### WHAT THIS TASK INVOLVES:
The copy must start at the line that contains "Recreate this image" and finish at the line that contains "import * as", reproducing each line exactly. Any picture in that span is omitted.

■ ■ ■ ■ ■

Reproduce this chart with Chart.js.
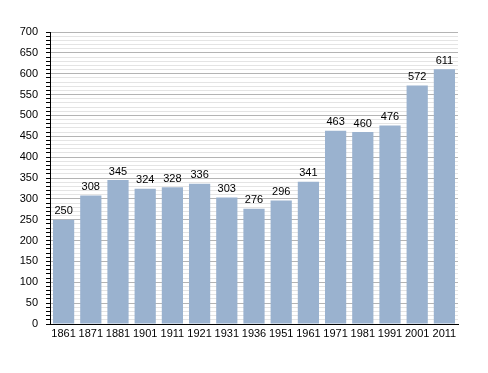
<!DOCTYPE html>
<html><head><meta charset="utf-8">
<script src="https://cdn.jsdelivr.net/npm/chart.js@4/dist/chart.umd.min.js"></script>
<style>html,body{margin:0;padding:0;background:#fff}#wrap{width:488px;height:373px}</style>
</head><body><div id="wrap"><canvas id="c" width="488" height="373"></canvas></div>
<script>
const years = ["1861","1871","1881","1901","1911","1921","1931","1936","1951","1961","1971","1981","1991","2001","2011"];
const population = [250,308,345,324,328,336,303,276,296,341,463,460,476,572,611];
const yMin = 0, yMax = 700, yStep = 10, yLabelStep = 50;

const labelPlugin = {
  id: 'vals',
  afterDatasetsDraw(chart) {
    const ctx = chart.ctx;
    const meta = chart.getDatasetMeta(0);
    ctx.save();
    ctx.font = '11px "Liberation Sans", Arial, sans-serif';
    ctx.fillStyle = '#000';
    ctx.textAlign = 'center';
    ctx.textBaseline = 'bottom';
    meta.data.forEach((b, i) => {
      ctx.fillText(String(population[i]), b.x, b.y - 3);
    });
    ctx.restore();
  }
};

new Chart(document.getElementById('c'), {
  type: 'bar',
  data: { labels: years, datasets: [{ data: population, backgroundColor: 'rgb(154,178,207)', borderWidth: 0, barPercentage: 0.78, categoryPercentage: 1 }] },
  options: {
    responsive: false, animation: false,
    layout: { padding: { left: 0, right: 30, top: 32, bottom: 29 } },
    plugins: { legend: { display: false }, tooltip: { enabled: false } },
    scales: {
      x: {
        grid: { display: false, drawTicks: false },
        border: { color: '#000', width: 1 },
        ticks: { color: '#000', font: { family: '"Liberation Sans", Arial, sans-serif', size: 11 }, padding: 3, maxRotation: 0, autoSkip: false },
        afterFit: s => { s.height = 20; }
      },
      y: {
        min: yMin, max: yMax,
        grid: {
          color: c => (c.tick && c.tick.value % yLabelStep === 0) ? '#b4b4b4' : '#e4e4e4',
          tickColor: '#000', tickLength: 4, drawTicks: true
        },
        border: { color: '#000', width: 1 },
        ticks: {
          stepSize: yStep, autoSkip: false, color: '#000', padding: 8,
          font: { family: '"Liberation Sans", Arial, sans-serif', size: 11 },
          callback: v => (v % yLabelStep === 0 ? String(v) : '')
        },
        afterFit: s => { s.width = 50; }
      }
    }
  },
  plugins: [labelPlugin]
});
</script></body></html>
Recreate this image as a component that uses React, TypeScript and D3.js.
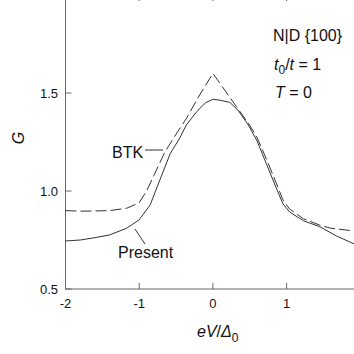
import React from "react";
import * as d3 from "d3";

const xTicks = [-2, -1, 0, 1];
const yTicks = [0.5, 1.0, 1.5];
const btkV = [-2, -1.8, -1.6, -1.4, -1.17, -1.0, -0.9, -0.8, -0.65, -0.5, -0.36, -0.18, 0, 0.16, 0.32, 0.5, 0.6, 0.73, 0.86, 0.95, 1.04, 1.23, 1.45, 1.6, 1.9, 2.0];
const btkG = [0.9, 0.897, 0.898, 0.9, 0.912, 0.94, 1.0, 1.08, 1.2, 1.29, 1.37, 1.49, 1.6, 1.515, 1.43, 1.335, 1.272, 1.16, 1.04, 0.955, 0.908, 0.858, 0.826, 0.81, 0.797, 0.795];
const presV = [-2, -1.8, -1.6, -1.4, -1.17, -1.0, -0.85, -0.72, -0.58, -0.45, -0.36, -0.22, -0.1, 0, 0.1, 0.23, 0.34, 0.48, 0.6, 0.73, 0.86, 0.95, 1.04, 1.23, 1.45, 1.68, 1.9, 2.0];
const presG = [0.745, 0.75, 0.762, 0.776, 0.81, 0.853, 0.93, 1.056, 1.19, 1.27, 1.337, 1.405, 1.45, 1.468, 1.463, 1.452, 1.413, 1.337, 1.255, 1.135, 1.015, 0.935, 0.893, 0.848, 0.818, 0.77, 0.733, 0.72];

const FONT = "'Liberation Sans', Arial, Helvetica, sans-serif";

export default function App() {
  const x = d3.scaleLinear().domain([-2, 2]).range([65.5, 360.3]);
  const y = d3.scaleLinear().domain([0.5, 2.0]).range([289, -5]);
  const line = d3
    .line<[number, number]>()
    .x((d) => x(d[0]))
    .y((d) => y(d[1]));
  const btk = line(btkV.map((v, i) => [v, btkG[i]] as [number, number])) || "";
  const pres = line(presV.map((v, i) => [v, presG[i]] as [number, number])) || "";
  const axisCol = "#666";
  const curveCol = "#333";
  return (
    <svg
      width={354}
      height={354}
      style={{ position: "absolute", left: 0, top: 0, background: "#fff" }}
      fontFamily={FONT}
    >
      <rect x={0} y={0} width={354} height={354} fill="#fff" />
      {/* frame */}
      <rect x={x(-2)} y={y(2)} width={x(2) - x(-2)} height={y(0.5) - y(2)} fill="none" stroke={axisCol} strokeWidth={1} />
      {xTicks.map((t) => (
        <g key={"xt" + t}>
          <line x1={x(t)} x2={x(t)} y1={y(0.5)} y2={y(0.5) - 6} stroke={axisCol} />
          <line x1={x(t)} x2={x(t)} y1={y(2)} y2={y(2) + 6} stroke={axisCol} />
          <text x={x(t)} y={308} fontSize={13} textAnchor="middle" fill="#111">
            {t < 0 ? "-" + Math.abs(t) : String(t)}
          </text>
        </g>
      ))}
      {yTicks.map((t) => (
        <g key={"yt" + t}>
          <line x1={x(-2)} x2={x(-2) + 6} y1={y(t)} y2={y(t)} stroke={axisCol} />
          <text x={58} y={y(t) + 4.5} fontSize={13} textAnchor="end" fill="#111">
            {t.toFixed(1)}
          </text>
        </g>
      ))}
      {/* curves */}
      <path d={btk} fill="none" stroke={curveCol} strokeWidth={1} strokeDasharray="11,4" />
      <path d={pres} fill="none" stroke={curveCol} strokeWidth={1} />
      {/* labels */}
      <text x={112} y={158} fontSize={16} fill="#111">BTK</text>
      <line x1={145} x2={163} y1={150} y2={150} stroke={curveCol} />
      <text x={118} y={258} fontSize={16} fill="#111">Present</text>
      <line x1={135} x2={145} y1={229} y2={244} stroke={curveCol} />
      <text x={273} y={41} fontSize={16} fill="#111">N|D {"{100}"}</text>
      <text x={274} y={70} fontSize={16} fill="#111">
        <tspan fontStyle="italic">t</tspan>
        <tspan fontSize={12} dy={4}>0</tspan>
        <tspan dy={-4}>/</tspan>
        <tspan fontStyle="italic">t</tspan>
        <tspan> = 1</tspan>
      </text>
      <text x={275} y={98} fontSize={16} fill="#111">
        <tspan fontStyle="italic">T</tspan>
        <tspan> = 0</tspan>
      </text>
      <text x={197} y={337} fontSize={16} fill="#111">
        <tspan fontStyle="italic">eV</tspan>
        <tspan>/</tspan>
        <tspan fontStyle="italic">Δ</tspan>
        <tspan fontSize={12} dy={5}>0</tspan>
      </text>
      <text transform="translate(24,138) rotate(-90)" fontSize={16} fontStyle="italic" textAnchor="middle" fill="#111">
        G
      </text>
    </svg>
  );
}
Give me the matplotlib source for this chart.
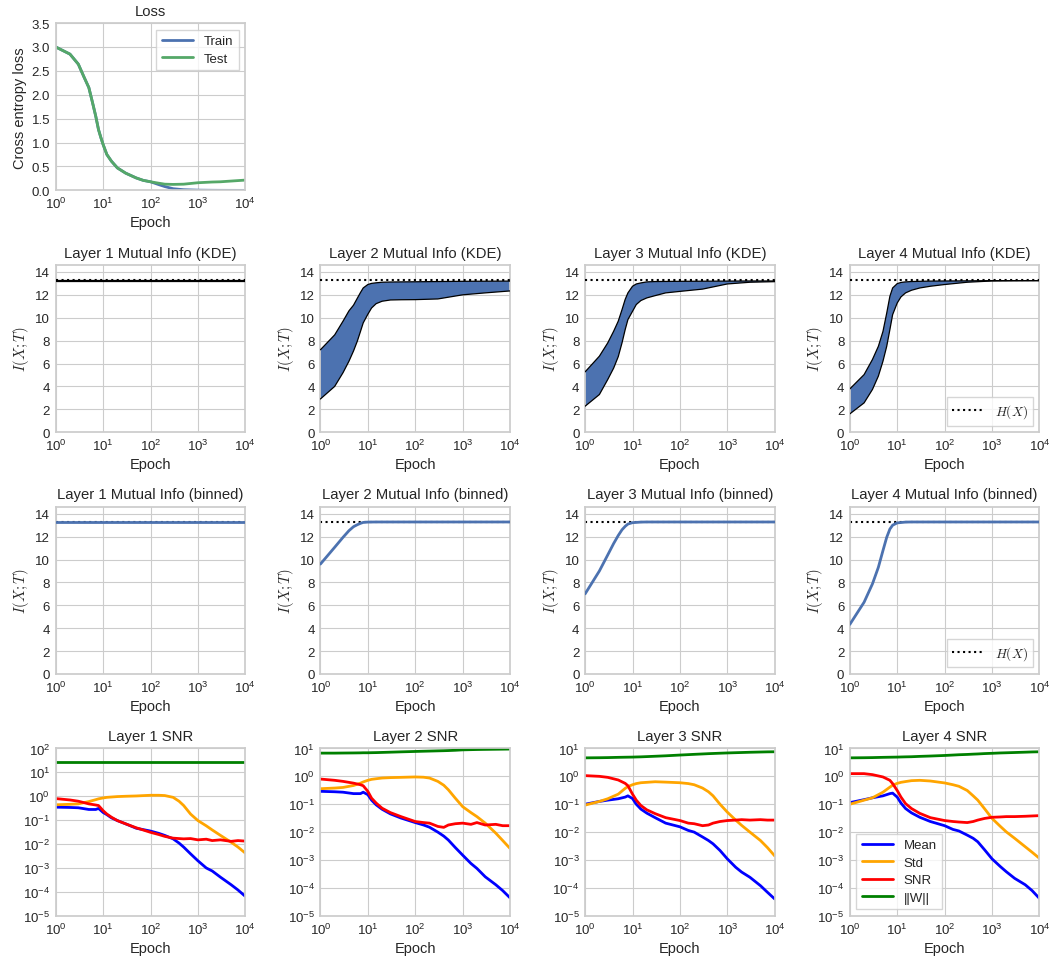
import matplotlib
matplotlib.use("Agg")
import matplotlib.pyplot as plt
import seaborn as sns

sns.set_style("whitegrid")
plt.rcParams.update({
    "font.family": ["Liberation Sans", "DejaVu Sans"],
    "mathtext.fontset": "cm",
    "axes.edgecolor": ".8",
    "axes.linewidth": 1.25,
    "grid.color": ".8",
    "text.color": ".15",
    "axes.labelcolor": ".15",
    "xtick.color": ".15",
    "ytick.color": ".15",
    "axes.titlesize": 10.7,
    "axes.labelsize": 10.5,
    "axes.labelpad": 3,
    "xtick.labelsize": 9.5,
    "ytick.labelsize": 9.5,
    "legend.fontsize": 9.5,
    "legend.labelspacing": 0.4,
    "legend.handlelength": 2.4,
})

H_X = 13.29  # entropy of the input, log2(10000)

# --- training loss ---
loss_epochs = [1, 2, 3, 4, 5, 6, 7, 8, 9, 10, 12, 15, 20, 30, 50, 70, 100,
               150, 200, 300, 500, 1000, 2000, 3000, 5000, 10000]
train_loss = [3.0, 2.85, 2.64, 2.36, 2.15, 1.83, 1.55, 1.27, 1.10, 0.96, 0.75,
              0.61, 0.47, 0.36, 0.26, 0.21, 0.18, 0.12, 0.08, 0.035, 0.014,
              0.005, 0.002, 0.001, 0.0005, 0.0]
test_loss = [3.0, 2.85, 2.64, 2.36, 2.15, 1.83, 1.55, 1.27, 1.10, 0.96, 0.75,
             0.61, 0.47, 0.36, 0.26, 0.21, 0.18, 0.15, 0.13, 0.125, 0.13,
             0.16, 0.175, 0.18, 0.195, 0.215]

# --- KDE mutual information bounds (upper / lower) ---
kde_epochs = [1, 2, 3, 4, 5, 6, 7, 8, 10, 12, 15, 20, 30, 50, 100, 300,
              1000, 3000, 10000]
kde_upper = [
    [13.29] * 19,
    [7.2, 8.5, 9.7, 10.6, 11.1, 11.7, 12.2, 12.6, 12.9, 13.0, 13.05, 13.1,
     13.12, 13.13, 13.14, 13.16, 13.18, 13.19, 13.2],
    [5.27, 6.64, 7.8, 8.82, 9.7, 10.7, 11.6, 12.17, 12.75, 12.95, 13.04,
     13.13, 13.16, 13.17, 13.18, 13.19, 13.2, 13.21, 13.21],
    [3.78, 5.03, 6.35, 7.5, 8.8, 10.4, 11.87, 12.6, 12.98, 13.08, 13.13,
     13.16, 13.18, 13.2, 13.21, 13.22, 13.24, 13.24, 13.24],
]
kde_lower = [
    [13.25] * 19,
    [2.9, 4.0, 5.2, 6.2, 7.1, 7.95, 8.8, 9.55, 10.3, 10.85, 11.23, 11.44,
     11.55, 11.57, 11.58, 11.64, 12.0, 12.17, 12.34],
    [2.27, 3.29, 4.6, 5.6, 6.6, 7.8, 8.96, 9.84, 10.56, 11.15, 11.5, 11.73,
     11.93, 12.17, 12.3, 12.5, 12.95, 13.1, 13.15],
    [1.6, 2.56, 3.73, 4.9, 6.2, 7.5, 8.96, 10.27, 11.29, 11.82, 12.17, 12.4,
     12.6, 12.75, 12.9, 13.1, 13.21, 13.23, 13.24],
]

# --- binned mutual information ---
bin_epochs = [1, 2, 3, 4, 5, 6, 7, 8, 10, 15, 20, 100, 1000, 10000]
bin_mi = [
    [13.25] * 14,
    [9.6, 11.07, 11.94, 12.52, 12.87, 13.04, 13.16, 13.24, 13.27, 13.28,
     13.28, 13.28, 13.28, 13.28],
    [7.0, 9.0, 10.4, 11.4, 12.1, 12.6, 12.9, 13.1, 13.22, 13.27, 13.28,
     13.28, 13.28, 13.28],
    [4.33, 6.27, 7.87, 9.32, 10.78, 11.94, 12.66, 13.0, 13.2, 13.27, 13.28,
     13.28, 13.28, 13.28],
]

# --- gradient statistics per layer ---
snr_epochs = [1, 2, 3, 5, 7, 8, 10, 12, 15, 20, 30, 50, 100, 150, 200, 300,
              400, 500, 700, 1000, 1500, 2000, 3000, 5000, 7000, 10000]
grad_mean = [
    [0.35, 0.34, 0.33, 0.28, 0.28, 0.31, 0.21, 0.17, 0.125, 0.096, 0.07,
     0.046, 0.035, 0.028, 0.023, 0.0165, 0.011, 0.0075, 0.0039, 0.002,
     0.0010, 0.00075, 0.00041, 0.0002, 0.00012, 0.000065],
    [0.29, 0.28, 0.27, 0.24, 0.24, 0.27, 0.22, 0.14, 0.095, 0.066, 0.045,
     0.032, 0.022, 0.018, 0.015, 0.010, 0.0072, 0.0052, 0.0028, 0.0015,
     0.00075, 0.0005, 0.00025, 0.00013, 0.00008, 0.000044],
    [0.1, 0.126, 0.14, 0.157, 0.18, 0.2, 0.16, 0.1, 0.067, 0.048, 0.033,
     0.021, 0.0155, 0.0115, 0.01, 0.0067, 0.005, 0.0038, 0.0022, 0.0011,
     0.00055, 0.00037, 0.00024, 0.00012, 0.00007, 0.00004],
    [0.114, 0.146, 0.17, 0.2, 0.24, 0.25, 0.18, 0.11, 0.07, 0.049, 0.034,
     0.024, 0.017, 0.0125, 0.011, 0.0078, 0.006, 0.0045, 0.0023, 0.0011,
     0.00058, 0.00038, 0.00022, 0.00013, 0.00008, 0.000042],
]
grad_std = [
    [0.44, 0.46, 0.48, 0.6, 0.72, 0.78, 0.85, 0.9, 0.93, 0.97, 1.0, 1.03,
     1.1, 1.1, 1.07, 0.9, 0.62, 0.41, 0.18, 0.096, 0.058, 0.039, 0.023,
     0.012, 0.0075, 0.0042],
    [0.36, 0.38, 0.40, 0.47, 0.57, 0.63, 0.72, 0.78, 0.82, 0.87, 0.9, 0.92,
     0.95, 0.93, 0.87, 0.66, 0.48, 0.33, 0.165, 0.082, 0.05, 0.036, 0.021,
     0.0092, 0.005, 0.0026],
    [0.093, 0.126, 0.157, 0.23, 0.37, 0.43, 0.50, 0.55, 0.59, 0.61, 0.64,
     0.62, 0.59, 0.55, 0.5, 0.38, 0.28, 0.2, 0.1, 0.052, 0.027, 0.0175,
     0.01, 0.005, 0.0028, 0.0014],
    [0.1, 0.14, 0.17, 0.27, 0.41, 0.48, 0.56, 0.61, 0.65, 0.7, 0.72, 0.68,
     0.58, 0.5, 0.44, 0.31, 0.2, 0.14, 0.068, 0.031, 0.016, 0.0102, 0.006,
     0.003, 0.0019, 0.00115],
]
grad_snr = [
    [0.8, 0.70, 0.62, 0.48, 0.43, 0.41, 0.25, 0.18, 0.133, 0.096, 0.07,
     0.048, 0.031, 0.025, 0.021, 0.0177, 0.017, 0.0165, 0.017, 0.015,
     0.016, 0.014, 0.015, 0.013, 0.014, 0.0133],
    [0.8, 0.72, 0.66, 0.57, 0.5, 0.46, 0.29, 0.165, 0.11, 0.072, 0.05,
     0.036, 0.024, 0.022, 0.021, 0.016, 0.0148, 0.018, 0.02, 0.021, 0.019,
     0.022, 0.018, 0.019, 0.017, 0.017],
    [1.06, 1.0, 0.92, 0.74, 0.56, 0.46, 0.23, 0.14, 0.09, 0.063, 0.046,
     0.033, 0.026, 0.021, 0.02, 0.017, 0.018, 0.021, 0.024, 0.026, 0.027,
     0.028, 0.027, 0.028, 0.027, 0.027],
    [1.25, 1.25, 1.15, 0.95, 0.72, 0.55, 0.31, 0.18, 0.105, 0.07, 0.047,
     0.033, 0.026, 0.024, 0.023, 0.022, 0.024, 0.027, 0.031, 0.034, 0.035,
     0.036, 0.036, 0.037, 0.038, 0.039],
]
weight_norm = [
    [27.5] * 26,
    [6.8, 6.8, 6.85, 6.9, 6.95, 7.0, 7.0, 7.05, 7.1, 7.2, 7.35, 7.55, 7.8,
     7.95, 8.05, 8.2, 8.3, 8.4, 8.6, 8.9, 9.05, 9.15, 9.25, 9.35, 9.42, 9.5],
    [4.6, 4.65, 4.7, 4.8, 4.85, 4.87, 4.9, 4.95, 5.0, 5.1, 5.25, 5.45, 5.8,
     6.0, 6.15, 6.35, 6.5, 6.6, 6.75, 6.9, 7.05, 7.15, 7.3, 7.45, 7.55, 7.6],
    [4.6, 4.65, 4.7, 4.8, 4.85, 4.87, 4.9, 4.95, 5.0, 5.05, 5.2, 5.35, 5.6,
     5.8, 5.95, 6.1, 6.25, 6.35, 6.55, 6.7, 6.9, 7.0, 7.15, 7.35, 7.5, 7.6],
]
snr_top_decade = [2, 1, 1, 1]

blue = "#4C72B0"
green = "#55A868"


def style_axis(ax):
    ax.set_xscale("log")
    ax.set_xlim(1, 1e4)
    ax.set_xticks([1, 10, 100, 1000, 10000])
    ax.set_xlabel("Epoch")
    ax.tick_params(which="major", length=0, pad=4)
    ax.tick_params(which="minor", direction="in", length=2.5, width=0.8,
                   color=".75", top=True, right=True, bottom=False,
                   left=False)


fig, axes = plt.subplots(4, 4, figsize=(10.51, 9.62), dpi=100)
fig.subplots_adjust(left=0.053, right=0.989, top=0.975, bottom=0.047,
                    wspace=0.396, hspace=0.445)

for ax in axes[0, 1:]:
    ax.remove()

# loss
ax = axes[0, 0]
ax.plot(loss_epochs, train_loss, color=blue, lw=2, label="Train")
ax.plot(loss_epochs, test_loss, color=green, lw=2, label="Test")
style_axis(ax)
ax.set_ylim(0, 3.5)
ax.set_yticks([0, 0.5, 1, 1.5, 2, 2.5, 3, 3.5])
ax.set_yticklabels(["0.0", "0.5", "1.0", "1.5", "2.0", "2.5", "3.0", "3.5"])
ax.set_ylabel("Cross entropy loss")
ax.set_title("Loss")
ax.legend(loc="upper right", frameon=True, edgecolor=".8", fancybox=False)

for i in range(4):
    # KDE estimate
    ax = axes[1, i]
    ax.fill_between(kde_epochs, kde_lower[i], kde_upper[i], facecolor=blue,
                    edgecolor="none", zorder=2)
    ax.plot(kde_epochs, kde_upper[i], color="k", lw=0.9, zorder=3)
    ax.plot(kde_epochs, kde_lower[i], color="k", lw=0.9, zorder=3)
    hx, = ax.plot([1, 1e4], [H_X, H_X], color="k", ls=":", lw=1.5,
                  label="$H(X)$", zorder=4)
    style_axis(ax)
    ax.set_ylim(0, 1.1 * H_X)
    ax.set_yticks(range(0, 15, 2))
    ax.set_ylabel("$I(X;T)$")
    ax.set_title(f"Layer {i + 1} Mutual Info (KDE)")
    if i == 3:
        ax.legend(handles=[hx], loc="lower right", frameon=True,
                  edgecolor=".8", fancybox=False)

    # binned estimate
    ax = axes[2, i]
    ax.plot(bin_epochs, bin_mi[i], color=blue, lw=2, zorder=3)
    hx, = ax.plot([1, 1e4], [H_X, H_X], color="k", ls=":", lw=1.5,
                  label="$H(X)$", zorder=2)
    style_axis(ax)
    ax.set_ylim(0, 1.1 * H_X)
    ax.set_yticks(range(0, 15, 2))
    ax.set_ylabel("$I(X;T)$")
    ax.set_title(f"Layer {i + 1} Mutual Info (binned)")
    if i == 3:
        ax.legend(handles=[hx], loc="lower right", frameon=True,
                  edgecolor=".8", fancybox=False)

    # gradient SNR
    ax = axes[3, i]
    ax.plot(snr_epochs, grad_mean[i], color="blue", lw=2, label="Mean")
    ax.plot(snr_epochs, grad_std[i], color="orange", lw=2, label="Std")
    ax.plot(snr_epochs, grad_snr[i], color="red", lw=2, label="SNR")
    ax.plot(snr_epochs, weight_norm[i], color="green", lw=2, label="||W||")
    ax.set_yscale("log")
    style_axis(ax)
    top = snr_top_decade[i]
    ax.set_ylim(1e-5, 10.0 ** top)
    ax.set_yticks([10.0 ** k for k in range(-5, top + 1)])
    ax.tick_params(which="minor", direction="in", length=2.5, width=0.8,
                   color=".75", top=True, right=True, bottom=False,
                   left=False)
    ax.set_title(f"Layer {i + 1} SNR")
    if i == 3:
        ax.legend(loc="lower left", frameon=True, edgecolor=".8",
                  fancybox=False)

fig.savefig("out.png", dpi=100)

■ ■ ■ ■ ■

### REPLY TO THE TASK:
Recreate this image as a component that uses React, TypeScript and D3.js.
import React from "react";
import * as d3 from "d3";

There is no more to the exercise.